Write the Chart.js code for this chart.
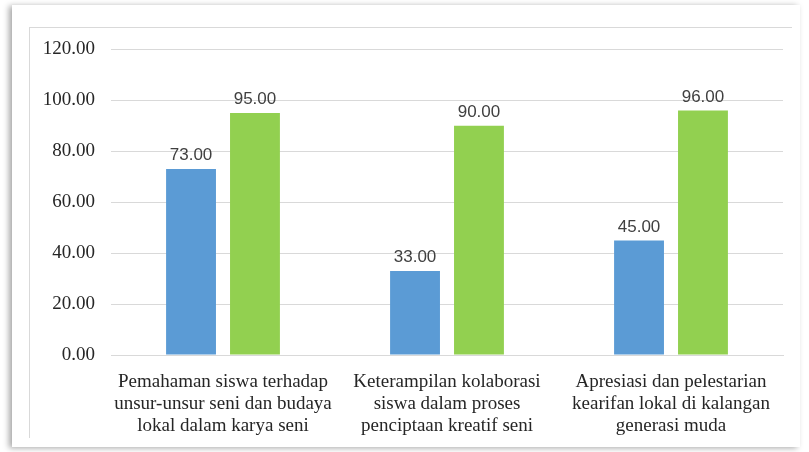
<!DOCTYPE html>
<html>
<head>
<meta charset="utf-8">
<script src="https://cdn.jsdelivr.net/npm/chart.js@4"></script>
<style>
  html, body { margin: 0; padding: 0; background: #ffffff; }
  body { width: 809px; height: 452px; position: relative; overflow: hidden; }
  .frame {
    position: absolute; left: 12px; top: 5px; width: 788px; height: 442px;
    background: #fff;
    box-shadow: -3px 1px 6px rgba(0,0,0,0.35);
  }
  .inner {
    position: absolute; left: 29px; top: 27px; width: 762px; height: 410px;
    border-left: 1px solid #d9d9d9; border-top: 1px solid #d9d9d9;
  }
  #wrap { position: absolute; left: 30px; top: 22px; width: 760px; height: 415px; }
</style>
</head>
<body>
<div class="frame"></div>
<div class="inner"></div>
<div id="wrap"><canvas id="c"></canvas></div>
<script>
// ── Data ────────────────────────────────────────────
const categories = [
  ['Pemahaman siswa terhadap', 'unsur-unsur seni dan budaya', 'lokal dalam karya seni'],
  ['Keterampilan kolaborasi', 'siswa dalam proses', 'penciptaan kreatif seni'],
  ['Apresiasi dan pelestarian', 'kearifan lokal di kalangan', 'generasi muda'],
];
const seriesBlue  = [73, 33, 45];
const seriesGreen = [95, 90, 96];

const COLORS = {
  blue:  '#5b9bd5',
  green: '#92d050',
  grid:  '#d9d9d9',
  text:  '#262626',
  label: '#404040',
};

const SERIF = '"Liberation Serif", "Times New Roman", serif';

// label nilai di atas batang
const valueLabels = {
  id: 'valueLabels',
  afterDatasetsDraw(chart) {
    const ctx = chart.ctx;
    ctx.save();
    ctx.font = '17px "Liberation Sans", Arial, sans-serif';
    ctx.fillStyle = COLORS.label;
    ctx.textAlign = 'center';
    ctx.textBaseline = 'bottom';
    chart.data.datasets.forEach((ds, i) => {
      chart.getDatasetMeta(i).data.forEach((bar, j) => {
        ctx.fillText(ds.data[j].toFixed(2), bar.x, bar.y - 5);
      });
    });
    ctx.restore();
  }
};

new Chart(document.getElementById('c').getContext('2d'), {
  type: 'bar',
  data: {
    labels: categories,
    datasets: [
      { label: 'A', data: seriesBlue,  backgroundColor: COLORS.blue,  borderWidth: 0 },
      { label: 'B', data: seriesGreen, backgroundColor: COLORS.green, borderWidth: 0 },
    ]
  },
  options: {
    responsive: true,
    maintainAspectRatio: false,
    animation: false,
    categoryPercentage: 0.571,
    barPercentage: 0.78,
    layout: { padding: { top: 9, right: 7, left: 0, bottom: 0 } },
    plugins: {
      legend: { display: false },
      tooltip: { enabled: false },
    },
    scales: {
      x: {
        grid: { display: false, drawTicks: false },
        border: { color: COLORS.grid },
        ticks: {
          color: COLORS.text,
          padding: 16,
          maxRotation: 0,
          autoSkip: false,
          font: { family: SERIF, size: 19, lineHeight: 1.16 },
        },
        afterFit: s => { s.height = 82; },
      },
      y: {
        min: 0,
        max: 120,
        grid: { color: COLORS.grid, drawTicks: false },
        border: { display: false },
        ticks: {
          stepSize: 20,
          color: COLORS.text,
          padding: 16,
          callback: v => v.toFixed(2),
          font: { family: SERIF, size: 19 },
        },
        afterFit: s => { s.width = 81; },
      },
    },
  },
  plugins: [valueLabels],
});
</script>
</body>
</html>
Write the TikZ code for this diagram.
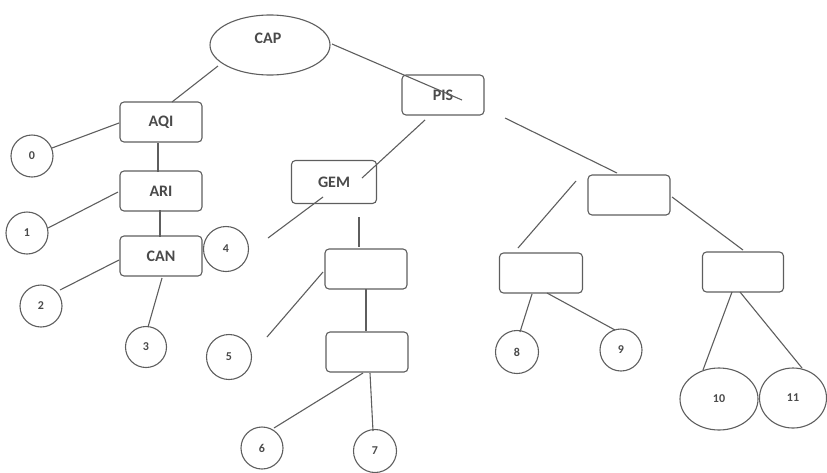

::::::

→ GIVEN TASK:
Copy out every line from the data above that has "this" in it.

→ FINISHED TASK:
Write the Chart.js code for this chart.
Write the TikZ code for this diagram.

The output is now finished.